More here from last year

 

The Power Of Social Media

Sometimes all you have to do is ask.  Last year around this time Pottery Barn Kids released their holiday catalog and there was something many of us with kids of color noticed about the stockings.  All of the faces were white.  I know I wanted to buy my daughter a stocking but there were no girls that looked even remotely like her.  In a world where most of the images of beauty reflected back are those of white skin and often blond hair, I don’t want my daughter to think that she is not normal or acceptable.  I want her to have a positive image of her skin.  I also want this for Noah, even though he seems less aware or at least pays less attention to it than Zoë does.

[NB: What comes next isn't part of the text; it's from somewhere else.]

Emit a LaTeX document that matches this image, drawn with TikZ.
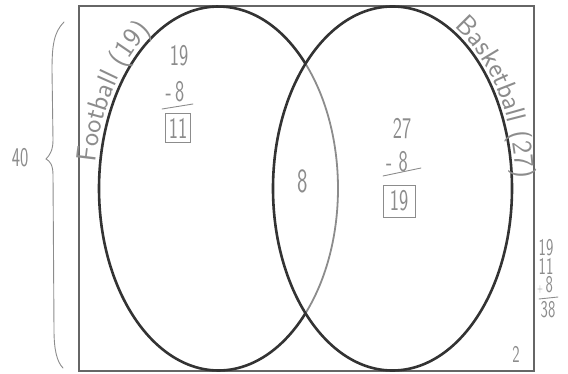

Last year, many of us descended upon the Pottery Barn Kids Facebook page and demanded dark skin stocking for our children of color.  Yes, many of us are white, middle-class, parents of adopted children.  But I don’t think that matters.  What mattered was that we wanted our children to see themselves reflected back in a product.  I notice so often what kinds of images and messages are sent to kids and also notice that there are few non-white images for my children to identify with and draw from.

I have to say I was really happy today to look at the stockings and see these:

I will admit these aren’t perfect. The hair is a little straight for my liking–I’d like to see some curls in the elf’s hair and the angel’s hair.  But this is a huge step forward.  The color is not exactly right and is still a little light, but it is dark and it is progress.  I’ can’t wait to buy mine for the kids.  They will love them.